How to get the index of a particle in snapshot file when particle ID is known?

Zhaozhou Li
  • 5
  • 15 May '16

I'm considering tracing disrupted subhalo by following its most bound paticles at the last snapshot where it is still aliave. To get the current (z=0) position/velocity of this particle, I have to compare its ID with every particle unitill matching, something like this:

for i in range(nfiles):
    for j in range(ntypes):
        for k in range(npart_thisfile):
            if ParticleID[k] == partID:
                return i, j,k

It would be quite slow when I have many particles to trace. Do you have any better ideas for getting the position/velocity of a particle when its unique ID is know?

As I know, particle ID is encoded by its initial position. Does it contain any other information?

Is it possible to tell the type of a particle (or it is stored in which file) by its ID?

Another question is that if a gas particle ceases to exist (as gas), how to trace its matter? Using tracer particles? Anyway, maybe I can use the most bound DM particle to work around.

Sorry if I missed anything obvious. Thanks a lot!

Zhaozhou Li
  • 6
  • 15 May '16

For the moment, the best way I found is building Binary Search Tree or Hash Tree. I'm not very familar with these algorithm. Not sure about the efficiency of Python (eg. python dictionary?), maybe Cython is needed.

Hmm, or build a sorted array like

ix = argsort(particleIDs)
id_arr = particleIDs[ix]
ind_arr = (index*512 + numfile)[ix]

(Use C for more efficient implementation if necessary.)

Then use binary searching across the id_arr to get the corresponding index and numfile. This array can be stored in disk thus once for all.

Dylan Nelson
  • 17 May '16

Hi Zhaozhou,

First, for DM. It depends if you need to find the index of just one ID, or if you have many IDs to locate. If just one, then loop over all DM IDs in the snapshot until you find it (you will have to load them all). If multiple, then as you say, the efficient solution will involve sorting. In particular, if you load all DM IDs, sort them, and then perform a bisection search for each target ID. In python you can use np.searchsorted(). You can also sort the search ID array as well, then perform a single/simultaneous walk down each. The complexity should be similar. See e.g. a match() in IDL for such an algorithmic idea (efficient but memory intensive).

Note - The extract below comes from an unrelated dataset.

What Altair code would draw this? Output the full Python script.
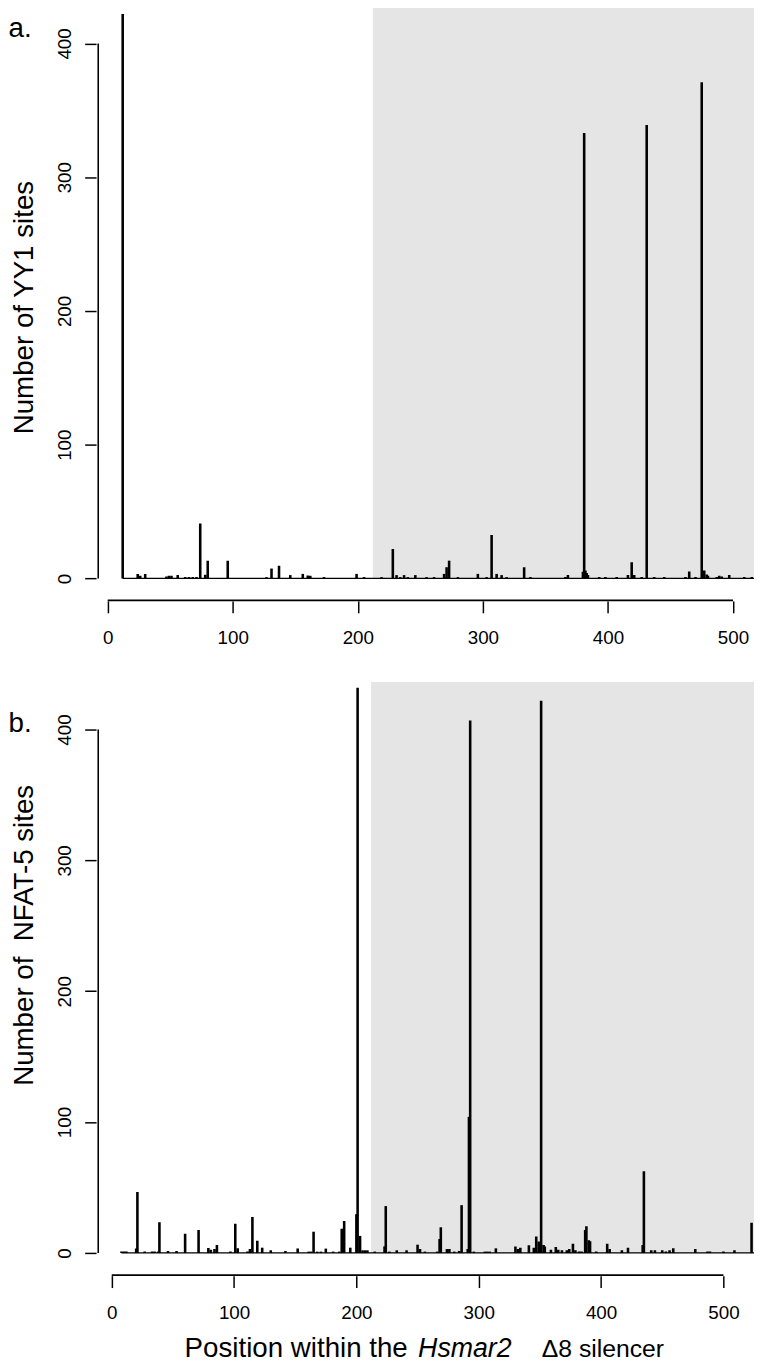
import altair as alt
import pandas as pd

# ---------------- data ----------------
# panel a: YY1 sites along the Hsmar2 delta8 silencer
pos_a = [12, 24, 26, 30, 47, 49, 51, 56, 62, 65, 68, 71, 74, 78, 80, 96,
         127, 131, 137, 146, 156, 160, 162, 173, 199, 205, 219, 228, 231, 234,
         237, 240, 246, 255, 261, 269, 271, 273, 280, 296, 303, 307, 311, 315,
         319, 333, 338, 366, 368, 380, 381, 382, 383, 384, 393, 398, 407, 416,
         419, 421, 427, 431, 437, 445, 462, 465, 470, 475, 477, 479, 480, 487,
         489, 491, 497, 509, 515]
cnt_a = [422, 3.4, 2, 3.4, 1.5, 2, 2, 2.5, 1, 1, 1, 1, 41, 2.8, 13.3, 13.3,
         1, 7.4, 9.5, 2.5, 3.4, 2.2, 2, 1, 3.4, 1, 1, 22, 2.5, 1,
         2.5, 1, 2.5, 1, 1, 3.4, 8.4, 13.3, 1, 3.4, 1, 32.5, 3.4, 2.5,
         1, 8.4, 1, 1, 2.5, 5, 333, 6, 4, 2.5, 1, 1, 1, 2.5,
         12.2, 2.5, 1, 339, 1, 1, 1, 5.2, 1, 371, 6, 3, 2, 1,
         2, 1.5, 2.5, 1, 1]

# panel b: NFAT-5 sites
pos_b = [8, 10, 12, 20, 21, 27, 33, 35, 38, 39, 46, 53, 60, 71, 79, 81, 84, 86,
         97, 101, 103, 111, 113, 115, 119, 123, 130, 142, 152, 161, 163, 165,
         168, 171, 175, 181, 186, 188, 190, 195, 200, 201, 203, 205, 207, 209,
         215, 223, 224, 227, 233, 241, 250, 252, 256, 266, 268, 269, 274, 276,
         280, 284, 286, 291, 292, 293, 296, 305, 307, 309, 314, 330, 332, 334,
         341, 345, 347, 349, 350, 351, 353, 354, 359, 363, 365, 368, 372, 374,
         377, 379, 382, 384, 387, 388, 390, 391, 396, 405, 407, 417, 422, 434,
         435, 441, 444, 450, 453, 456, 459, 477, 487, 489, 500, 509, 523]
cnt_b = [1, 1, 1, 3.3, 46.6, 1, 1, 1, 1, 23.5, 1.5, 1.5, 14.6, 17.5, 3.8, 2.5, 3, 6,
         1, 22.2, 3.5, 1, 3, 27.5, 9.3, 4, 2, 1.5, 3.4, 1, 1, 16.2,
         1, 1, 3.3, 1, 1, 18.5, 24.4, 4, 29.6, 432, 13, 2, 2, 2,
         1, 5, 35.8, 1, 2, 2, 6.3, 3, 1, 1, 10.6, 19.6, 3, 3,
         1, 1.5, 36.5, 3, 104, 407, 1, 1, 1, 1, 3.5, 5, 3, 4,
         5.8, 4, 12.6, 8.7, 6, 422, 6, 5, 2.5, 4.5, 2.5, 2, 2, 3,
         7, 2, 1, 1, 17.6, 20.3, 9.6, 9, 1, 7, 3, 2, 4, 6,
         62.5, 2, 2, 2, 1, 2, 3.5, 3, 1, 1, 1, 2, 23]

x_ticks = [0, 100, 200, 300, 400, 500]
y_ticks = [0, 100, 200, 300, 400]
shade_start = 212
title_a = "Number of YY1 sites"
title_b = "Number of \u00a0NFAT-5 sites"
xtitle_parts = ["Position within the", "Hsmar2", "\u03948 silencer"]
xtitle_styles = ["normal", "italic", "normal"]
xtitle_sizes = [28, 27, 25]

# ---------------- layout / style ----------------
FONT = "Liberation Sans"
W = 665
H = 600


def panel(pos, cnt, xdom, ydom, ytitle, ytitle_y, letter, letter_x, letter_y, start, xtitle=False):
    xs = alt.Scale(domain=xdom, nice=False, zero=False)
    ys = alt.Scale(domain=ydom, nice=False, zero=False)
    xax = alt.Axis(values=x_ticks, domain=False, grid=False, tickSize=12,
                   tickColor="black", tickWidth=1.5, labelFont=FONT,
                   labelFontSize=19, labelColor="black", labelPadding=16,
                   labelBaseline="top", labelFlush=False, labelOverlap=False,
                   format="d", title=None)
    yax = alt.Axis(values=y_ticks, domain=False, grid=False, tickSize=11.5,
                   tickColor="black", tickWidth=1.5, labelFont=FONT,
                   labelFontSize=19, labelColor="black", labelAngle=270,
                   labelAlign="center", labelBaseline="alphabetic",
                   labelPadding=14, labelFlush=False, labelOverlap=False,
                   format="d", title=ytitle, titleFont=FONT,
                   titleFontSize=28, titleFontWeight="normal",
                   titleColor="black", titleAngle=270, titleX=-64.5,
                   titleY=ytitle_y, titleAlign="center",
                   titleBaseline="alphabetic")

    shade = alt.Chart(pd.DataFrame({"x": [shade_start], "x2": [xdom[1]],
                                    "y": [0], "y2": [ydom[1]]})).mark_rect(
        color="#e5e5e5", clip=True).encode(
        x=alt.X("x:Q", scale=xs, axis=xax), x2="x2:Q",
        y=alt.Y("y:Q", scale=ys, axis=yax), y2="y2:Q")

    base = alt.Chart(pd.DataFrame({"x": [start], "x2": [xdom[1]], "y": [0]})).mark_rule(
        color="black", strokeWidth=1.3, clip=True).encode(
        x=alt.X("x:Q", scale=xs, axis=xax), x2="x2:Q",
        y=alt.Y("y:Q", scale=ys, axis=yax))

    df = pd.DataFrame({"pos": pos, "count": cnt, "zero": [0] * len(pos)})
    spikes = alt.Chart(df).mark_rule(color="black", strokeWidth=2.6, clip=True).encode(
        x=alt.X("pos:Q", scale=xs, axis=xax),
        y=alt.Y("count:Q", scale=ys, axis=yax),
        y2="zero:Q")

    # R-style axis lines spanning only the first to the last tick
    yl = ydom[0] + 0.4
    xaxis_line = alt.Chart(pd.DataFrame({"x": [x_ticks[0]], "x2": [x_ticks[-1]],
                                         "y": [yl]})).mark_rule(
        color="black", strokeWidth=1.6).encode(
        x=alt.X("x:Q", scale=xs, axis=xax), x2="x2:Q",
        y=alt.Y("y:Q", scale=ys, axis=yax))

    yaxis_line = alt.Chart(pd.DataFrame({"y": [y_ticks[0]],
                                         "y2": [y_ticks[-1]]})).mark_rule(
        color="black", strokeWidth=1.6).encode(
        x=alt.value(2.2),
        y=alt.Y("y:Q", scale=ys, axis=yax), y2="y2:Q")

    lab = alt.Chart(pd.DataFrame({"t": [letter]})).mark_text(
        align="left", baseline="alphabetic", font=FONT, fontSize=28, color="black").encode(
        x=alt.value(letter_x), y=alt.value(letter_y), text="t:N")

    layers = [shade, base, spikes, xaxis_line, yaxis_line, lab]

    if xtitle:
        offsets = [89.5, 325.5, 450.5]
        for txt, sty, fs, off in zip(xtitle_parts, xtitle_styles, xtitle_sizes, offsets):
            layers.append(alt.Chart(pd.DataFrame({"t": [txt]})).mark_text(
                align="left", baseline="alphabetic", font=FONT, fontSize=fs,
                fontStyle=sty, color="black").encode(
                x=alt.value(off), y=alt.value(682), text="t:N"))

    return alt.layer(*layers).properties(width=W, height=H)


pa = panel(pos_a, cnt_a, [-9.3, 516.8], [-16.8, 427.0], title_a, 303, "a.", -88.5, 30, 12)
pb = panel(pos_b, cnt_b, [-12.8, 525.0], [-17.4, 436.3], title_b, 255.5, "b.", -88.5, 50, 8,
           xtitle=True)

chart = alt.vconcat(pa, pb, spacing=35).properties(
    padding={"left": 0, "top": -8, "right": 0, "bottom": -4}
).configure(font=FONT).configure_view(stroke=None)

chart.save("out.html", embed_options={"renderer": "svg", "actions": False})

DM ID does encode initial position but I don't see this as useful here.

However, you could accelerate this search dramatically by the fact that you know the group/subhalo membership of the target ID(s). For instance, if you have a DM ID from z=0 that you want to find its index of in previous snapshots, you could hope that it stays in the main progenitor branch (or entire merger tree), and first load only the very small subset of all DM IDs which are in that progenitor subhalo. If you find it, you're done. If you fail to find it using any such tricks, you would have to revert to again loading all DM IDs in the whole snapshot. The complexity of writing up such a search function might be useful depending on your application.

Finally, as for gas, although you can match IDs between snapshots, be aware that thinking of two gas cells which have the same IDs as being related is incorrect, because they may be exchanging mass. Indeed, as you say, to follow baryonic mass/matter through time, the tracer particles are required.

Last, there is no clear way to determine a particle type given its IDs. However, the set of DM IDs does not change in time.

For your application, I would stick to DM, and attempt the sorted bisection search on the global DM ID load at each snapshot.

Zhaozhou Li
  • 18 May '16

Very practical advices. Thanks a lot!

  • Page 1 of 1